The Pillars of Advanced Rent Referencing
Advanced referencing addresses these gaps through a multi-layered, forensic approach. It builds a comprehensive picture of an applicant’s financial health.
1. Open Banking-Powered Affordability Analysis
This is the cornerstone of advanced referencing. Instead of relying on submitted documents, Open Banking allows a referencing company—with the applicant’s explicit permission—to securely connect to their bank account(s) via an API.
- How it Works: The system analyses 3-6 months of real transaction data.
- What it Reveals:
- True, Verified Income: It confirms salary payments and averages variable income from multiple sources.
- Essential Expenditure: It identifies regular, committed outgoings like loans, childcare costs, subscriptions, and utilities.
- Spending Habits: It assesses discretionary spending and overall financial behaviour.
- Savings: It identifies existing savings buffers.
- The Outcome: The system can calculate a precise Disposable Income After Rent (DIAR). For example:
\text{Avg. Monthly Income} = £2,800
\text{Avg. Essential Outgoings} = £1,100
\text{Proposed Rent} = £1,200
This paints a far more accurate picture of affordability than any income multiplier. A landlord can see that the tenant has a comfortable £500 buffer each month for living costs and savings.
2. Enhanced Fraud and Identity Checks
Advanced systems go far deeper than a simple identity match.
- Document Authentication: Using AI to analyse uploaded documents (passports, driving licences, bills) for signs of tampering or forgery.
- Digital Footprint Analysis: Cross-referencing application details with other digital data points to confirm identity and history.
- Cifas Marker Check: Identifying if the applicant has voluntarily registered with the Cifas protective registration service, indicating they are at high risk of identity fraud.
3. Nuanced Credit History Assessment
Rather than a simple “green/red” light based on a score, advanced referencing provides a detailed interpretation of the credit file.

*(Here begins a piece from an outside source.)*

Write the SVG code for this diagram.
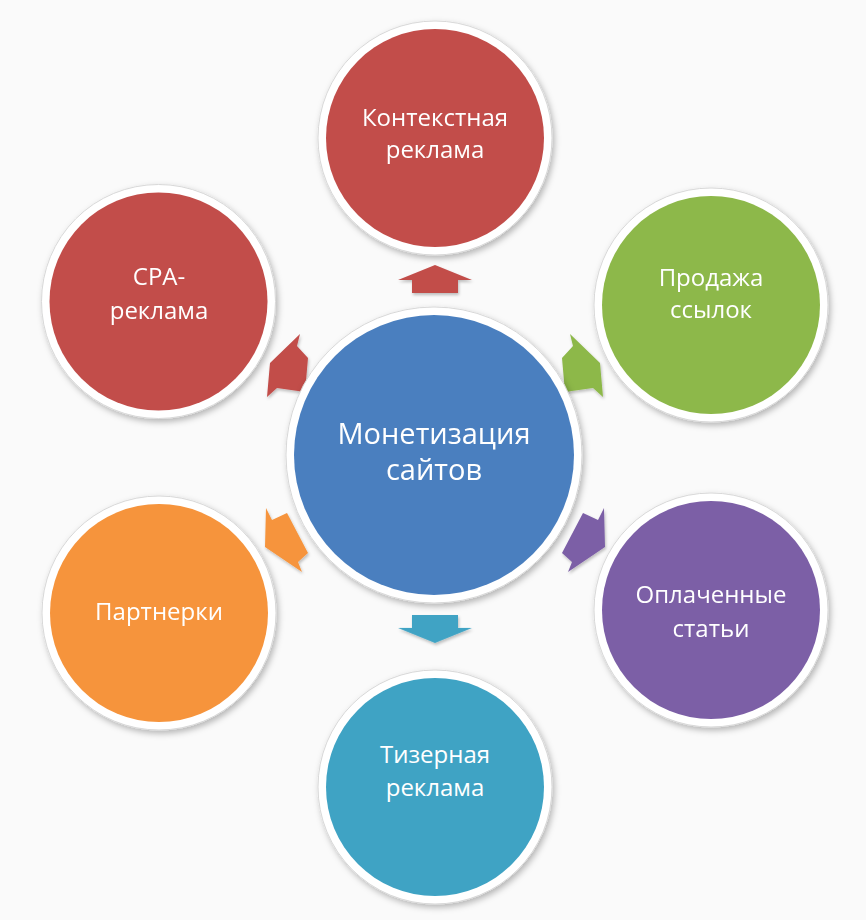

- Contextualising CCJs and Defaults: It distinguishes between satisfied and unsatisfied judgments and assesses how long ago they occurred. A satisfied CCJ from several years ago may be deemed a low risk when balanced against a strong current financial profile.
- Analyzing Credit Utilisation: It assesses how responsibly an applicant uses available credit (e.g., are credit cards maxed out or managed prudently?).
4. Landlord Referencing with Verification
A basic check might accept a handwritten reference from a “landlord” who is actually the applicant’s friend. Advanced referencing verifies this.
- Database Checks: Checking that the provided previous address matches known tenancy data.
- Direct Verification: Contacting the previous landlord or agent directly and verifying their identity and legitimacy.
The Output: From Pass/Fail to Risk-Based Decision Making
The result of an advanced reference is not just a “pass” or “fail.” It is typically a comprehensive report that includes:
- A Risk Score or Tier: Categorising the applicant as Low, Medium, or Higher Risk.
- A Detailed Affordability Breakdown: Visual charts and figures showing income vs. expenditure.
- Verified Documentation: All documents authenticated and flagged if concerns are found.
- Recommendations: For higher-risk applicants, the report may recommend mitigations, such as a Guarantor, a higher deposit (within the legal limits of the Tenant Fees Act 2019), or rent paid in advance.
This empowers the landlord or agent to make a informed commercial decision. They may choose to accept a medium-risk applicant with a guarantor, whereas a traditional system would have automatically rejected them, losing a good tenant.
The Financial Imperative for Landlords
The cost of a void period or a tenant default is immense. If a property costing £1,200 pcm sits empty for one month, the loss is obvious. If a tenant defaults and it takes 6 months to evict them, the loss is £1,200 \times 6 = £7,200, plus legal fees and potential property damage.
Investing in an advanced reference, which may cost £50 - £80 more than a basic check, is a form of insurance. It is a rational business decision to mitigate the risk of a far greater financial loss.
Conclusion: The New Standard of Due Diligence
Advanced rent referencing represents a maturation of the lettings industry. It moves away from arbitrary barriers and towards a system of financial inclusion and sophisticated risk management.
It allows agents and landlords to safely let to a wider range of responsible tenants who would have been excluded by outdated metrics. For the tenant, it provides a fairer chance to demonstrate their reliability through their actual financial behaviour, not just a historical score. In a complex market, this data-driven, nuanced approach is no longer a luxury; it is an essential component of a professional and sustainable lettings business. It is the difference between guessing and knowing.